YOUR TASK:
From the listing below, copy every line with the word "that".

--- begin ENTRIES SHOWN ---

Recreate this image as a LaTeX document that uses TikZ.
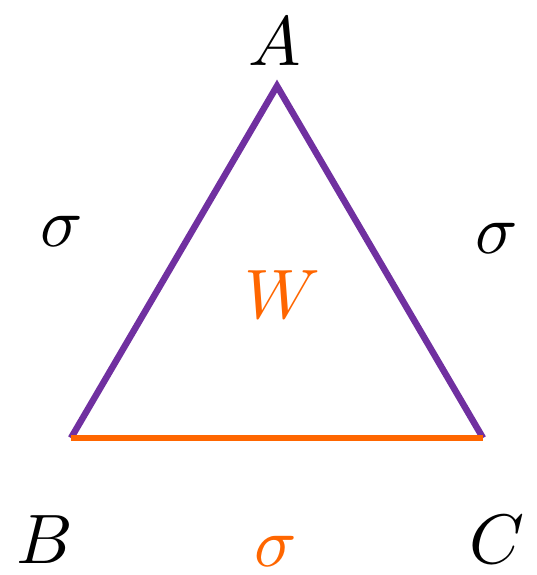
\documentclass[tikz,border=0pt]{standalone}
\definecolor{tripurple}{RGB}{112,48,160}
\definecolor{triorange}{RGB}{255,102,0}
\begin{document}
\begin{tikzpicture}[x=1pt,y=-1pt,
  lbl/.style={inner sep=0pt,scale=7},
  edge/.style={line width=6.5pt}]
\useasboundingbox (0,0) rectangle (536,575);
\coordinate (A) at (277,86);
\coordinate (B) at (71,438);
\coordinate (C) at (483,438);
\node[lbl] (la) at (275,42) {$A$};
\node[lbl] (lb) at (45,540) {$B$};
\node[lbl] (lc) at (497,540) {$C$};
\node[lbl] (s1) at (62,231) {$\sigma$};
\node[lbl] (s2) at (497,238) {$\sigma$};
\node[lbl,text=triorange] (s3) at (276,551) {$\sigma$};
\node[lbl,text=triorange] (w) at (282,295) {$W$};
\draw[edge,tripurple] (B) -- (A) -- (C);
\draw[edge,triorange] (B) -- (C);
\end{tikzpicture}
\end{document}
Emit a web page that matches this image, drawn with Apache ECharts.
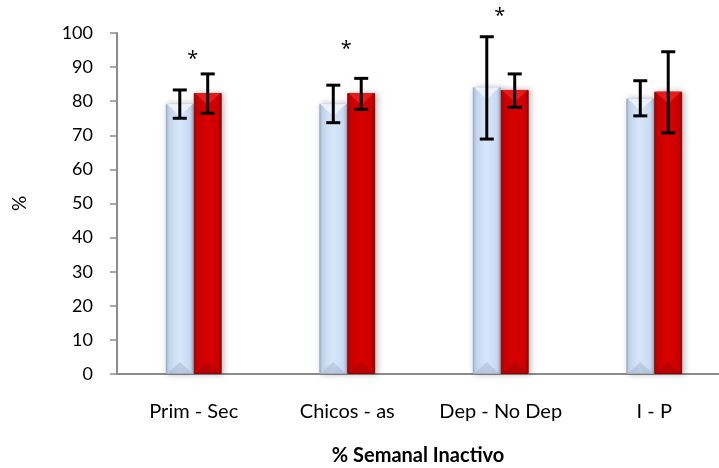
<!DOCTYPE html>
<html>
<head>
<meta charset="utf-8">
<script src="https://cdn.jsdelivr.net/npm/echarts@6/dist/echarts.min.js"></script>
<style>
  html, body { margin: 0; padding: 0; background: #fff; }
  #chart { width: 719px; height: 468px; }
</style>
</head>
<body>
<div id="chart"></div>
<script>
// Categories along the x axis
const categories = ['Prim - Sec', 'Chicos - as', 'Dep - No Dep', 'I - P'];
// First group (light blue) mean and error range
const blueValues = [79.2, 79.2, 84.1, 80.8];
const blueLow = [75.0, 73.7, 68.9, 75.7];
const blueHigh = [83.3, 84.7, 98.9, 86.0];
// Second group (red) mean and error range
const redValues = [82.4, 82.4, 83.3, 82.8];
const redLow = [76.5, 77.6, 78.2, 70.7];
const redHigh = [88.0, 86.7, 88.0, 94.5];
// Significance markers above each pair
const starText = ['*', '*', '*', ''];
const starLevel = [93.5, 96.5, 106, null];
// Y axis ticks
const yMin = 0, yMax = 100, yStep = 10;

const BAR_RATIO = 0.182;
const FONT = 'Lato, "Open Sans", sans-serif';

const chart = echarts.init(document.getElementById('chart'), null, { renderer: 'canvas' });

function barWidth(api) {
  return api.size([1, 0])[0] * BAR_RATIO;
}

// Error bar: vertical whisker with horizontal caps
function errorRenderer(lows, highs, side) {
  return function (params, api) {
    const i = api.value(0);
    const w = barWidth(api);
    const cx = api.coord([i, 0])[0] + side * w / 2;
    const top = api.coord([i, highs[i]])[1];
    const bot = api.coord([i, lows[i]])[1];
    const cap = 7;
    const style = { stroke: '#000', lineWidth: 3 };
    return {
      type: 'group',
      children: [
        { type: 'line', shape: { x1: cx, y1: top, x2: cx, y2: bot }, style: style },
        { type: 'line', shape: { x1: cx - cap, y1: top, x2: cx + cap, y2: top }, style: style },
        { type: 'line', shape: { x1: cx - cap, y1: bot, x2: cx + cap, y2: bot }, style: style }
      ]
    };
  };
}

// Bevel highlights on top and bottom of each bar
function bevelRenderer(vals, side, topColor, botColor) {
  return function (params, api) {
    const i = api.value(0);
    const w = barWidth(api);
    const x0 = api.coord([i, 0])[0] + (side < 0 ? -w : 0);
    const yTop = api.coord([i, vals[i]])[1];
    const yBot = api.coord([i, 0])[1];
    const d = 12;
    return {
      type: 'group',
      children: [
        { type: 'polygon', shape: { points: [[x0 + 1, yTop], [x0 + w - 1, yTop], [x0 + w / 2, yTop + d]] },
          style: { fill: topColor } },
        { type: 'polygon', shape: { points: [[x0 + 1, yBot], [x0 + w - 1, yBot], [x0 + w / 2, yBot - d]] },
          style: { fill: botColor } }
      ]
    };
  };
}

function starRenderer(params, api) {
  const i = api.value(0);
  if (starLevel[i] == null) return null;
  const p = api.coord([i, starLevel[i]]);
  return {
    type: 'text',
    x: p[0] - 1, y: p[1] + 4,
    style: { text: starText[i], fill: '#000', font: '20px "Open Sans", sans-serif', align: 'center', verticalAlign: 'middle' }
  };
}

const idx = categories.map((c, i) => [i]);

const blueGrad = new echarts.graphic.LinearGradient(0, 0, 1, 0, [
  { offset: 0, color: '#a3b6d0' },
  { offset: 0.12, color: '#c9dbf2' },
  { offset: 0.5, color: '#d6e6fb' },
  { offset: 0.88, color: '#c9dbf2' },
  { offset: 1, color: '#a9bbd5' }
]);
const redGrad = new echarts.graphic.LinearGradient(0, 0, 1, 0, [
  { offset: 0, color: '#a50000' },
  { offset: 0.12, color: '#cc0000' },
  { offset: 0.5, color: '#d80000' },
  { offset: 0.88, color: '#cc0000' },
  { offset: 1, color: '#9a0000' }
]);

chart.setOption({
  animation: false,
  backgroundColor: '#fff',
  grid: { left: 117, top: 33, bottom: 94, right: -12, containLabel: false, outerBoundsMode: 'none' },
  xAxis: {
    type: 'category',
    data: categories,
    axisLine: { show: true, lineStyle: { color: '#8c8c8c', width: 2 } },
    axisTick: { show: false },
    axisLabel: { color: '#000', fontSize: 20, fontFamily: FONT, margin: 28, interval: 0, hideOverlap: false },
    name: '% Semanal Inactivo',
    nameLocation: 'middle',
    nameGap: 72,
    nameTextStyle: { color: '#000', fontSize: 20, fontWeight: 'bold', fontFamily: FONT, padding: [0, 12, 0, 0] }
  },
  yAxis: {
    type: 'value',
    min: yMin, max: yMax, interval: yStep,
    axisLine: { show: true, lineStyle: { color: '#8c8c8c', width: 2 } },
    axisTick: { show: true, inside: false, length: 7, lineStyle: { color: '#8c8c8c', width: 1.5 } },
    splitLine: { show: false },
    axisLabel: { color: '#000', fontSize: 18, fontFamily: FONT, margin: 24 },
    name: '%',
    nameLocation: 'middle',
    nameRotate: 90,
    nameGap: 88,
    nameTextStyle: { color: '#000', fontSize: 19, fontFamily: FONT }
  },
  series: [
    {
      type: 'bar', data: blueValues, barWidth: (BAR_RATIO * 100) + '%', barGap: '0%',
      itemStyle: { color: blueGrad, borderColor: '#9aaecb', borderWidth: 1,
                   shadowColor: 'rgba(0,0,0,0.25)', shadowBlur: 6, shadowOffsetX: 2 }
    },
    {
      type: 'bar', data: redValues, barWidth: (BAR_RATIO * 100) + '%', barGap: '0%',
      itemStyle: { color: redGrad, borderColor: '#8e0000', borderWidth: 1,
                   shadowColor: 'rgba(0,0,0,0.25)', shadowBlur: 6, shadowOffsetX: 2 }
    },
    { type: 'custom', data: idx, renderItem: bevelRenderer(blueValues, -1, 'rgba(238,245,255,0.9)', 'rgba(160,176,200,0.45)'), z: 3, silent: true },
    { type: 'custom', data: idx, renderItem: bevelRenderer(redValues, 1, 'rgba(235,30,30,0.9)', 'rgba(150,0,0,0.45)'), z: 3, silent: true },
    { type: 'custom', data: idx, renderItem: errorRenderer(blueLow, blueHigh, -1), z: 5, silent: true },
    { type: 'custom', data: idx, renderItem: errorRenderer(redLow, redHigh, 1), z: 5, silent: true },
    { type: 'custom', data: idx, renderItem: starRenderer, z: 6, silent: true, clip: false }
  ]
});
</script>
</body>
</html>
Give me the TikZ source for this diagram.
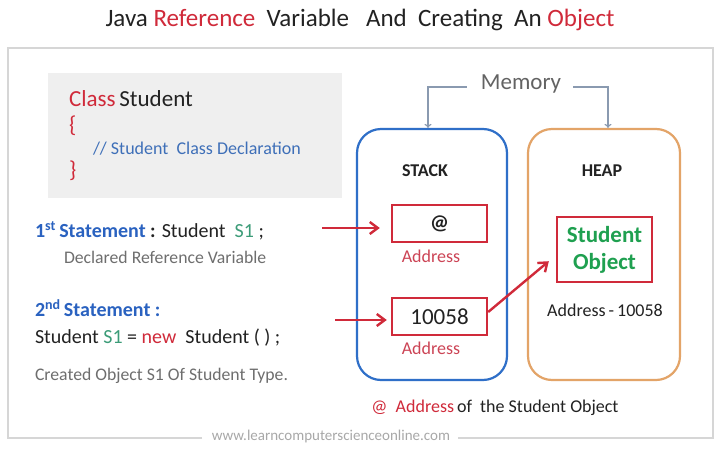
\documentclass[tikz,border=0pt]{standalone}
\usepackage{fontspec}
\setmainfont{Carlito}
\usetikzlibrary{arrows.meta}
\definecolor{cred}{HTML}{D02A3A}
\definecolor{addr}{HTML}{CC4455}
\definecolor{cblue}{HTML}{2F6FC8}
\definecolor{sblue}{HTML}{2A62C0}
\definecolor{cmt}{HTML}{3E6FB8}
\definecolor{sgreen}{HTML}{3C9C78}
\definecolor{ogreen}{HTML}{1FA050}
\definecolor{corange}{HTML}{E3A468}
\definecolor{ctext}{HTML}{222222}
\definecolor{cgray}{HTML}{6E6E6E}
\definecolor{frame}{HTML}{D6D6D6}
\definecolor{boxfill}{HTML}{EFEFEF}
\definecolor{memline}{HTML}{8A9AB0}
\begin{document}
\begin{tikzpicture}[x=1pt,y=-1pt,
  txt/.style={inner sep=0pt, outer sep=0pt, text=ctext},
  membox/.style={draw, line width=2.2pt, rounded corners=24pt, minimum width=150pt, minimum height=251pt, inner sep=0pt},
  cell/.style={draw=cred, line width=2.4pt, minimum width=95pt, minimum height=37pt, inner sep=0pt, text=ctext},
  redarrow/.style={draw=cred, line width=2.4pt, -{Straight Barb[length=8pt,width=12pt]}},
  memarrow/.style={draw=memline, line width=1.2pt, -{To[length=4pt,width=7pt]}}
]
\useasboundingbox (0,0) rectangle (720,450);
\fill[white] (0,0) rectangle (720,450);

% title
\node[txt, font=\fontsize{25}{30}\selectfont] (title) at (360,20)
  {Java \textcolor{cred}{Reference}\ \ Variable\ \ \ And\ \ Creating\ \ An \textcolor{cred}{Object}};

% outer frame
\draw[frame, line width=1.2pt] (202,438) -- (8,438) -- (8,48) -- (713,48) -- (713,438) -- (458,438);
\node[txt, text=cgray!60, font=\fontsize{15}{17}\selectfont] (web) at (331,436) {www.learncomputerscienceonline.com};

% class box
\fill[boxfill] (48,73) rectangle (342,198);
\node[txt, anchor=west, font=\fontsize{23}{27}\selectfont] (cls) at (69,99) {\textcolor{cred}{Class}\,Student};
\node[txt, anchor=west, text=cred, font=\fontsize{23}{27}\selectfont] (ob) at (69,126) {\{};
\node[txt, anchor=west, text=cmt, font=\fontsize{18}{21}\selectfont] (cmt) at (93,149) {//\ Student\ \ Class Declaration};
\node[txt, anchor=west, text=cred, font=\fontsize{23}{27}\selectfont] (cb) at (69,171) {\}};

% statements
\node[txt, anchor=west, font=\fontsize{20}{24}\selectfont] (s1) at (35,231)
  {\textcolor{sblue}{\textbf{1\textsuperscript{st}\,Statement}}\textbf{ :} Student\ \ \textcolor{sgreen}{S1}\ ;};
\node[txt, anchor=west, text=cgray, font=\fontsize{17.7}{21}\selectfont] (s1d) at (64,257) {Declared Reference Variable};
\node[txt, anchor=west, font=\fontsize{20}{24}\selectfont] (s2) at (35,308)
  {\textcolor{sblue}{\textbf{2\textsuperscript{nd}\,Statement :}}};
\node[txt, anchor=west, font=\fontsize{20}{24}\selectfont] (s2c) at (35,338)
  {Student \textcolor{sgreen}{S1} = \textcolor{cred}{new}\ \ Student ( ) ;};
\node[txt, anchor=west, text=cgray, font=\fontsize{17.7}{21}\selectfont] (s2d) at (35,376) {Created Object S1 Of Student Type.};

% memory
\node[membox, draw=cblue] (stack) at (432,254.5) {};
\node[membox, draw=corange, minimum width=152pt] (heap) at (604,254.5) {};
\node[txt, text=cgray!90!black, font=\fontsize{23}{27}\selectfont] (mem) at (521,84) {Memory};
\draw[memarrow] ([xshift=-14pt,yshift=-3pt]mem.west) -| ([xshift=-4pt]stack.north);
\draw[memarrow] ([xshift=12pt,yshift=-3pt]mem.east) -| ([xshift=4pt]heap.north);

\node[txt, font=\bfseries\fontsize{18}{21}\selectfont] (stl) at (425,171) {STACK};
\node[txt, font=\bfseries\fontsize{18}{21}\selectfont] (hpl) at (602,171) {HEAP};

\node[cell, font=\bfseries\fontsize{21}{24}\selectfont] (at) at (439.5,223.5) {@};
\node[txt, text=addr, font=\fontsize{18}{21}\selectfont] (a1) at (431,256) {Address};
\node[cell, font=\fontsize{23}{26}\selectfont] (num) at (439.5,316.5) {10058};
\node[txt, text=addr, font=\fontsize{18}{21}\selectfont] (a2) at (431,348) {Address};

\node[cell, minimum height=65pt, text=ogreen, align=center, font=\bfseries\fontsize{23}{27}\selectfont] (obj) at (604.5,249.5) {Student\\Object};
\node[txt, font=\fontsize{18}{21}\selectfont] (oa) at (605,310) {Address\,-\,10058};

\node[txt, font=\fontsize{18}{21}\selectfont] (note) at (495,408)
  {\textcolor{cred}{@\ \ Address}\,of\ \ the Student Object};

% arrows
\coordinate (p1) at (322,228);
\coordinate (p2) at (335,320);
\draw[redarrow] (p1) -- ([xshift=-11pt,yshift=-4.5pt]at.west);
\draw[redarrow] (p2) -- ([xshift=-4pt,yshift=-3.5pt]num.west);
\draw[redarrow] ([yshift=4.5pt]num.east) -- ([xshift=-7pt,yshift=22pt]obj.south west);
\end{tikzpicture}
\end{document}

--- end ENTRIES SHOWN ---

FINISHED TASK:
Recreate this image as a LaTeX document that uses TikZ.
Emit a web page that matches this image, drawn with Apache ECharts.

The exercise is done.